The consensus I have gotten so far is that it working for me is a fluke and I will raise it with upstream to remove this from their code. https://github.com/NagiosEnterprises/nagioscore/issues/443 I am commenting this out and will put in an updated build.
LOL It is a weird one though, I managed to do a couple of /etc/init.d/nagios stops without the hang, too, while playing with it.
I'm observing/affected by the same behavior.
Interesting enough: It worked fine, once I restarted the server. I now added the fix from upstream, as I regularly restart nagios due to config changes, I assume I might see it again quite soon, if it still happens.
OK I got a probable fix for this. The problem is that the echo also needs to be backgrounded so that the () goes completely into the background. I have tried it on my test boxes and it doesn't hang.
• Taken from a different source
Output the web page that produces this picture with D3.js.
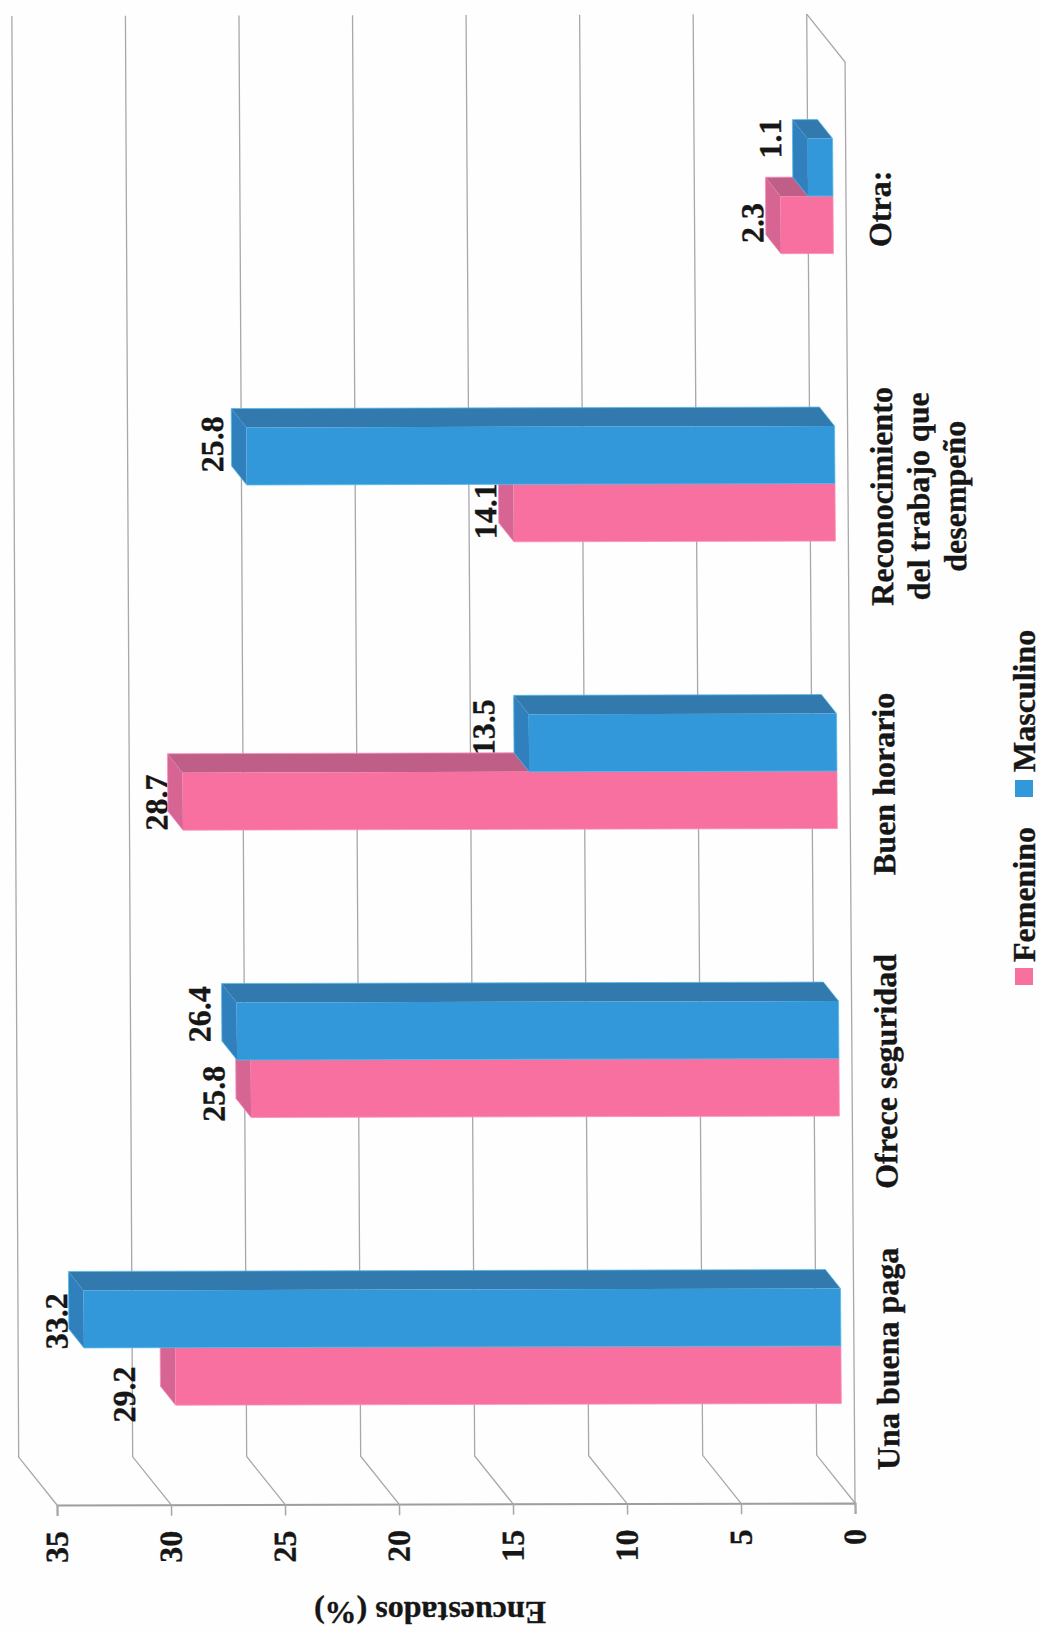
<!DOCTYPE html>
<html><head><meta charset="utf-8">
<script src="https://cdn.jsdelivr.net/npm/d3@7"></script>
<style>html,body{margin:0;padding:0;background:#fefefe}svg{display:block}
text{font-family:"Liberation Serif",serif;font-weight:bold;fill:#161616;stroke:#161616;stroke-width:0.35px}</style>
</head><body><svg id="c" width="1041" height="1633"></svg>
<script>
const categories = ["Una buena paga","Ofrece seguridad","Buen horario","Reconocimiento del trabajo que desempeño","Otra:"];
const categoryLines = [["Una buena paga"],["Ofrece seguridad"],["Buen horario"],["Reconocimiento","del trabajo que","desempeño"],["Otra:"]];
const seriesNames = ["Femenino","Masculino"];
const femenino = [29.2,25.8,28.7,14.1,2.3];
const masculino = [33.2,26.4,13.5,25.8,1.1];
const tickValues = [0,5,10,15,20,25,30,35];
const axisTitle = "Encuestados (%)";

// layout (not data)
const femNudge = [[-51,18],[-37,5],[-26,1],[-28,-2],[-28,-2]];
const masNudge = [[-27,2],[-37,-17],[-45,-16],[-34,-12],[-37,-29]];
const colors = {Femenino:{front:"#f7709f",top:"#bf5f88",end:"#d66594",edge:"#fb8fb6"},
                Masculino:{front:"#3398da",top:"#3279ae",end:"#2f80bd",edge:"#55bce8"}};
const grid = "#aaa6aa";
const ox=855, oy=1503, k=0.0069, m=-0.0025;
const svg = d3.select("#c");
const g = svg.append("g").attr("transform",`matrix(1,${m},${k},1,${-k*oy},${-m*ox})`);

const x = d3.scaleLinear().domain([0,35]).range([855,57]);
const y0 = d3.scaleBand().domain(categories).range([1489.75,52.25]).paddingInner(0.6).paddingOuter(0.3);
const y1 = d3.scaleBand().domain(["Masculino","Femenino"]).range([0,y0.bandwidth()]);
const fullD=[-38,-48], barFront=-13, barD=[-15,-19];

// gridlines
const planeTop=62, planeBottom=1503;
tickValues.forEach(v=>{
  const X=x(v);
  g.append("path").attr("fill","none").attr("stroke",grid).attr("stroke-width",1.3)
   .attr("d",d3.line()([[X,planeBottom],[X+fullD[0],planeBottom+fullD[1]],[X+fullD[0]+v*0.09,planeTop+fullD[1]]]));
});
g.append("path").attr("fill","none").attr("stroke",grid).attr("stroke-width",1.3)
 .attr("d",d3.line()([[x(0),planeBottom],[x(0),planeTop],[x(0)+fullD[0],planeTop+fullD[1]]]));

// axis
const axis = g.append("g").attr("transform",`translate(0,${planeBottom})`)
  .call(d3.axisBottom(x).tickValues(tickValues).tickSize(11).tickPadding(0).tickFormat(d3.format("d")));
axis.select(".domain").attr("stroke","#a09ca0").attr("stroke-width",2);
axis.selectAll(".tick line").attr("stroke",grid).attr("stroke-width",1.5);
axis.selectAll(".tick text").attr("transform","translate(-1,26) rotate(-90)")
  .attr("y",0).attr("dy","0.34em").attr("x",0).attr("text-anchor","end")
  .style("font-size","32px").style("font-family",'"Liberation Serif",serif').attr("fill","#161616");

const bx = i=>x(0)+barFront;
function labels(name,vals,nudge){
  vals.forEach((v,i)=>{
    const cy=y0(categories[i])+y1(name)+y1.bandwidth()/2;
    const ex=x(v)+barFront;
    g.append("text").attr("transform",`translate(${ex+nudge[i][0]},${cy+nudge[i][1]}) rotate(-90)`)
     .attr("text-anchor","middle").attr("dy","0.33em").style("font-size","32px").text(v.toFixed(1));
  });
}
labels("Femenino",femenino,femNudge);
labels("Masculino",masculino,masNudge);

function bars(name,vals){
  const c=colors[name];
  vals.forEach((v,i)=>{
    const t=y0(categories[i])+y1(name), h=y1.bandwidth(), l=x(v)+barFront, r=bx(i);
    const [dx,dy]=barD;
    const gg=g.append("g");
    gg.append("polygon").attr("fill",c.top).attr("points",[[l,t],[r,t],[r+dx,t+dy],[l+dx,t+dy]].join(" "));
    gg.append("polygon").attr("fill",c.end).attr("points",[[l,t],[l+dx,t+dy],[l+dx,t+h+dy],[l,t+h]].join(" "));
    gg.append("rect").attr("x",l).attr("y",t).attr("width",r-l).attr("height",h).attr("fill",c.front);
    gg.append("path").attr("fill","none").attr("stroke",c.edge).attr("stroke-width",0.8)
      .attr("d",d3.line()([[r+dx,t+dy],[l+dx,t+dy],[l+dx,t+h+dy],[l,t+h],[r,t+h],[r,t],[r+dx,t+dy]]));
  });
}
bars("Femenino",femenino);
bars("Masculino",masculino);

// category labels
categoryLines.forEach((lines,i)=>{
  const cy=y0(categories[i])+y0.bandwidth()/2+13;
  lines.forEach((s,j)=>{
    g.append("text").attr("transform",`translate(${889+j*36.5},${cy}) rotate(-90)`)
     .attr("text-anchor","middle").attr("dy","0.33em").style("font-size","32px").text(s);
  });
});

// axis title
svg.append("text").attr("transform","translate(430,1613) rotate(180)").attr("text-anchor","middle")
  .attr("dy","0.33em").style("font-size","32px").text(axisTitle);

// legend
const legend=[["Femenino",968,962],["Masculino",780,772]];
seriesNames.forEach((n,i)=>{
  svg.append("rect").attr("x",1015).attr("y",legend[i][1]).attr("width",18).attr("height",17).attr("fill",colors[n].front);
  svg.append("text").attr("transform",`translate(1024,${legend[i][2]}) rotate(-90)`).attr("dy","0.33em")
    .style("font-size","32px").text(n);
});
</script></body></html>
But I was not able to trigger it very often. A -5 with this will appear in epel-testing soon.
if accessing through ssh, adding -t sometimes helps as does, when application, adding a < /dev/null to keep it from hanging up looking for stdin
ssh would probably be the most common: restart after reconfig, but you could fire it from e.g. salt state or something too...
nagios-4.3.4-5.el6 has been submitted as an update to Fedora EPEL 6. https://bodhi.fedoraproject.org/updates/FEDORA-EPEL-2017-723d26389e
nagios-4.3.4-5.el6 has been pushed to the Fedora EPEL 6 testing repository. If problems still persist, please make note of it in this bug report. See https://fedoraproject.org/wiki/QA:Updates_Testing for instructions on how to install test updates. You can provide feedback for this update here: https://bodhi.fedoraproject.org/updates/FEDORA-EPEL-2017-723d26389e
nagios-4.3.4-6.el6 has been submitted as an update to Fedora EPEL 6. https://bodhi.fedoraproject.org/updates/FEDORA-EPEL-2017-ecb67df0a6
nagios-4.3.4-7.el6 has been pushed to the Fedora EPEL 6 testing repository. If problems still persist, please make note of it in this bug report. See https://fedoraproject.org/wiki/QA:Updates_Testing for instructions on how to install test updates. You can provide feedback for this update here: https://bodhi.fedoraproject.org/updates/FEDORA-EPEL-2017-ecb67df0a6
nagios-4.3.4-7.el6 has been pushed to the Fedora EPEL 6 stable repository. If problems still persist, please make note of it in this bug report.